National Electric Vehicle Sweden (Nevs) has signed a framework agreement on taking a 50% stake in Chinese transport vehicle manufacturing company New Long Ma (NLM). NLM is part of the Fujian Motors Group, owned by the Fujian provincial government. The company has during the last three years invested three billion RMB (US$459 million) in a new plant that today has a production capacity of 150,000 vehicles per year.
NLM’s product portfolio includes an electric commercial distribution minivan which is a part of the agreement. Currently, the product is the third-most sold electric commercial minivan in China, with more than 12,000 units sold during its first production year 2015, according to Nevs.
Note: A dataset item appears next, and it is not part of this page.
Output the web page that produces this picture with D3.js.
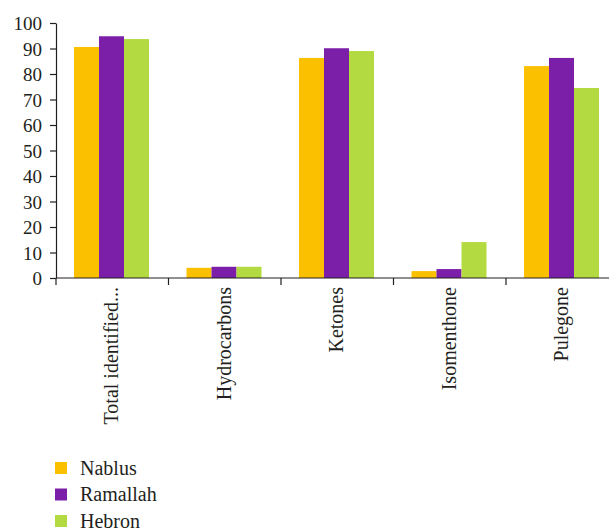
<!DOCTYPE html>
<html><head><meta charset="utf-8">
<script src="https://cdn.jsdelivr.net/npm/d3@7"></script>
<style>body{margin:0;background:#fff}svg{display:block}</style>
</head><body>
<svg id="c" width="609" height="528"></svg>
<script>
const categories = ["Total identified...", "Hydrocarbons", "Ketones", "Isomenthone", "Pulegone"];
const seriesNames = ["Nablus", "Ramallah", "Hebron"];
const nablus = [90.6, 4.0, 86.3, 2.7, 83.1];
const ramallah = [94.8, 4.4, 90.1, 3.5, 86.3];
const hebron = [93.7, 4.4, 89.0, 14.1, 74.5];
const yTicks = [0,10,20,30,40,50,60,70,80,90,100];
const colors = ["#FBC100", "#7B1FA8", "#B3DB41"];
const series = [nablus, ramallah, hebron];
const FONT = '"Liberation Serif", "Times New Roman", serif';
const INK = "#231f20";

const svg = d3.select("#c");
const x0 = d3.scaleBand().domain(categories).range([56, 618.5]);
const x1 = d3.scaleBand().domain(seriesNames).range([18, 93]);
const y = d3.scaleLinear().domain([0, 100]).range([278, 23]);

const g = svg.append("g");
categories.forEach((c, i) => {
  seriesNames.forEach((s, j) => {
    g.append("rect")
      .attr("x", x0(c) + x1(s))
      .attr("y", y(series[j][i]))
      .attr("width", x1.bandwidth())
      .attr("height", y(0) - y(series[j][i]))
      .attr("fill", colors[j]);
  });
});

// y axis
const ya = svg.append("g").attr("transform", "translate(56,0)")
  .call(d3.axisLeft(y).tickValues(yTicks).tickSize(6).tickSizeOuter(0));
ya.select(".domain").attr("stroke", INK).attr("stroke-width", 1.2);
ya.selectAll(".tick line").attr("stroke", INK).attr("stroke-width", 1.2);
ya.selectAll(".tick text").attr("x", -14).attr("dy", "0.35em")
  .style("font-size", "19px").style("font-family", FONT).attr("fill", INK);

// x axis
const xa = svg.append("g").attr("transform", "translate(0,278)");
xa.append("line").attr("x1", 56).attr("x2", 618.5).attr("y1", 0).attr("y2", 0)
  .attr("stroke", INK).attr("stroke-width", 1.2);
categories.forEach(c => {
  xa.append("line").attr("x1", x0(c)).attr("x2", x0(c)).attr("y1", 0).attr("y2", 7)
    .attr("stroke", INK).attr("stroke-width", 1.2);
  xa.append("text")
    .attr("transform", `translate(${x0(c) + x0.bandwidth()/2 + 6},${9}) rotate(-90)`)
    .attr("text-anchor", "end")
    .style("font-size", "20px").style("font-family", FONT).attr("fill", INK)
    .text(c);
});

// legend
const lg = svg.append("g");
seriesNames.forEach((s, j) => {
  lg.append("rect").attr("x", 55).attr("y", 462 + j*26.5).attr("width", 12).attr("height", 12).attr("fill", colors[j]);
  lg.append("text").attr("x", 80).attr("y", 474.5 + j*26.5)
    .style("font-size", "20px").style("font-family", FONT).attr("fill", INK).text(s);
});
</script>
</body></html>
This deal broadens our product portfolio with an additional vehicle type which contribute to our vision of sustainable transport solutions. The deal is of significant strategic importance to implement our business plan and this will speed up our time to market.—Kai Johan Jiang, Chairman of Nevs
The cooperation will also play an active role in fulfilling Nevs’ offer to Panda New Energy with 50,000 electric logistic vans and 50,000 electric mini-buses.
The framework agreement was signed by the Fujian Motors Group, Long Ma Industrial Co.,Ltd, Nevs AB and Nevs’ part-owner State Research Information Technology, SRIT. According to the agreement, Nevs will acquire 50% of the shares of New Long Ma and SRIT 15%. Fujian Motors Group remains as a 20% owner and Long Ma and others 15%.
Fujian New Long Ma Motor Co., Ltd. was established in April 1997 and is affiliated to Fujian Motors Group Co., Ltd., which owns Fujian Benz—a commercial vehicle manufacturing base through cooperation with Daimler, a China-listed vehicle company King Long Motor Group, and a JV between China Motor and Mitsubishi Motors called South East Motor.